** TO BE DONE **
All of the data should be repeated exactly; pictures are not part of the copy.

** MATERIAL **
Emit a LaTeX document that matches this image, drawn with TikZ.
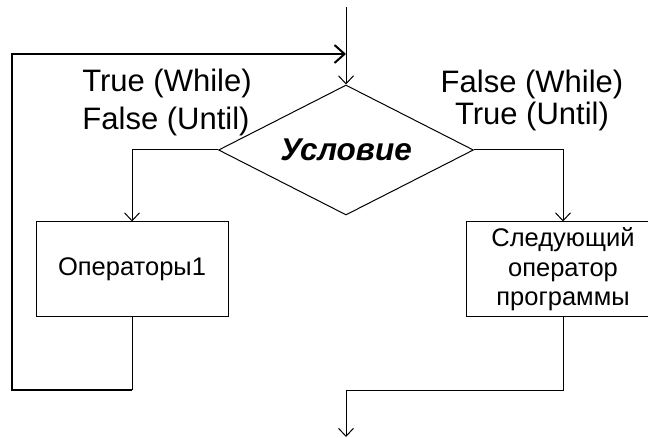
\documentclass[tikz,border=0pt]{standalone}
\usepackage{fontspec}
\setmainfont{Liberation Sans}
\usetikzlibrary{shapes.geometric,arrows.meta}
\begin{document}
\begin{tikzpicture}[x=1pt,y=-1pt,
  flow/.style={line width=1pt, -{Straight Barb[length=8pt,width=15pt]}},
  plain/.style={line width=1pt},
  loopline/.style={line width=2pt},
  looparrow/.style={line width=2pt, -{Straight Barb[length=10pt,width=18pt]}},
  box/.style={draw, line width=1pt, minimum height=95pt, inner sep=0pt,
    align=center, font=\fontsize{25.5}{29.5}\selectfont},
  decision/.style={draw, diamond, line width=1pt, inner sep=0pt, aspect=2,
    minimum width=255pt, minimum height=130pt,
    font=\fontsize{31.5}{36}\selectfont\bfseries\itshape},
  lbl/.style={anchor=base, inner sep=0pt, font=\fontsize{31}{36}\selectfont}]
\clip (0,0) rectangle (648,438);
% decision and the two branches
\node[decision] (cond) at (346,150) {Условие};
\node[box, minimum width=192pt] (op1) at (132,269.5) {Операторы1};
\node[box, minimum width=194pt] (next) at (563,269.5) {Следующий\\оператор\\программы};
% branch labels
\node[lbl] (tw) at (167,92) {True (While)};
\node[lbl] (fu) at (166,130) {False (Until)};
\node[lbl] (fw) at (532,93) {False (While)};
\node[lbl] (tu) at (532,125) {True (Until)};
% connector end points
\coordinate (entry) at (346,7);
\coordinate (join) at (346,54);
\coordinate (exit) at (346,437);
% entry into the condition
\draw[flow] (entry) -- (cond.north);
% branches
\draw[flow] (cond.west) -| (op1.north);
\draw[flow] (cond.east) -| (next.north);
% loop back from the body to the condition
\draw[plain] (op1.south) -- (op1.south |- 0,390);
\draw[looparrow] (op1.south |- 0,390) -- (12,390) -- (12,54) -- (join);
% leaving the loop
\draw[flow] (next.south) |- (346,390) -- (exit);
\end{tikzpicture}
\end{document}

** TASK RESULT **
Emit a LaTeX document that matches this image, drawn with TikZ.
\documentclass[tikz,border=0pt]{standalone}
\usepackage{fontspec}
\setmainfont{Liberation Sans}
\usetikzlibrary{shapes.geometric,arrows.meta}
\begin{document}
\begin{tikzpicture}[x=1pt,y=-1pt,
  flow/.style={line width=1pt, -{Straight Barb[length=8pt,width=15pt]}},
  plain/.style={line width=1pt},
  loopline/.style={line width=2pt},
  looparrow/.style={line width=2pt, -{Straight Barb[length=10pt,width=18pt]}},
  box/.style={draw, line width=1pt, minimum height=95pt, inner sep=0pt,
    align=center, font=\fontsize{25.5}{29.5}\selectfont},
  decision/.style={draw, diamond, line width=1pt, inner sep=0pt, aspect=2,
    minimum width=255pt, minimum height=130pt,
    font=\fontsize{31.5}{36}\selectfont\bfseries\itshape},
  lbl/.style={anchor=base, inner sep=0pt, font=\fontsize{31}{36}\selectfont}]
\clip (0,0) rectangle (648,438);
% decision and the two branches
\node[decision] (cond) at (346,150) {Условие};
\node[box, minimum width=192pt] (op1) at (132,269.5) {Операторы1};
\node[box, minimum width=194pt] (next) at (563,269.5) {Следующий\\оператор\\программы};
% branch labels
\node[lbl] (tw) at (167,92) {True (While)};
\node[lbl] (fu) at (166,130) {False (Until)};
\node[lbl] (fw) at (532,93) {False (While)};
\node[lbl] (tu) at (532,125) {True (Until)};
% connector end points
\coordinate (entry) at (346,7);
\coordinate (join) at (346,54);
\coordinate (exit) at (346,437);
% entry into the condition
\draw[flow] (entry) -- (cond.north);
% branches
\draw[flow] (cond.west) -| (op1.north);
\draw[flow] (cond.east) -| (next.north);
% loop back from the body to the condition
\draw[plain] (op1.south) -- (op1.south |- 0,390);
\draw[looparrow] (op1.south |- 0,390) -- (12,390) -- (12,54) -- (join);
% leaving the loop
\draw[flow] (next.south) |- (346,390) -- (exit);
\end{tikzpicture}
\end{document}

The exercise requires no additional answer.